O cinema é mesmo uma comunidade
Jodie Foster marcou presença na cerimónia de abertura do festival para receber uma Palma de Ouro honorária - feliz por ter na plateia a sua mulher, Alexandra Hedison, lembrou o certame da Côte d"Azur, em 1976, quando acompanhou Robert De Niro e Martin Scorsese na apresentação de Taxi Driver. E deixou a frase que pode resumir as emoções da noite: "Sinto-me tão orgulhosa de pertencer a esta comunidade."
Sem hipocrisias mediáticas: "Sabe bem sair, hem? Aqui estamos, finalmente. Sentiram a falta disto? Um bocadinho de glamour?" Na noite de terça-feira, o glamour não dependeu apenas da vibração do guarda-roupa - embora seja obrigatório citar o amarelo canário do vestido de Helen Mirren e o rosa choque do fato completo do presidente do júri, Spike Lee. Como habitualmente transmitida em direto pelo Canal+, a cerimónia refletiu um espírito comunitário enraizado na conjugação das línguas e dos filmes, do particularismo das histórias e da sua potencial ressonância universal.
O certame foi particularmente feliz no modo como reuniu quatro personalidades para a tradicional proclamação oficial: "Declaro aberto o 74º Festival de Cannes...". Assim, Jodie Foster e Spike Lee estavam acompanhados pelo espanhol Pedro Almodóvar (que fez o elogio da atriz) e o sul coreano Bong Joon Ho (assumindo o papel simbólico de "elo de ligação" com a edição de 2019 em que o seu Parasitas arrebatou a Palma de Ouro).

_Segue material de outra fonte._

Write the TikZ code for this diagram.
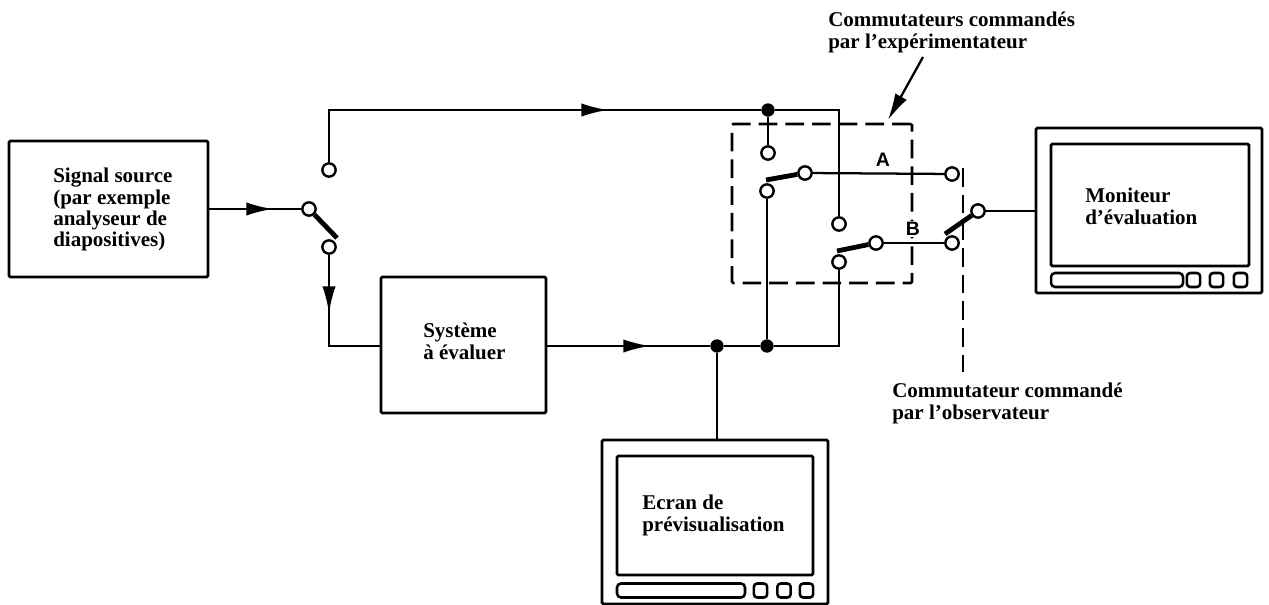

A riqueza simbólica destes detalhes ficou reforçada pela escolha de Annette, do francês Leos Carax, como filme oficial de abertura: um objecto que, do par de protagonistas - a francesa Marion Cotillard e o americano Adam Driver - até ao cruzamento de linguagens que propõe, nasce do desejo de um cinema realmente universal. Para que se percebesse os alegres dramas que tudo isto pode envolver, antes de ocupar o seu lugar ao lado dos outros jurados, Spike Lee lembrou, pedagogicamente: "Antes de me sentar, tenho que dizer uma coisa: quem me dera falar francês como Jodie Foster!"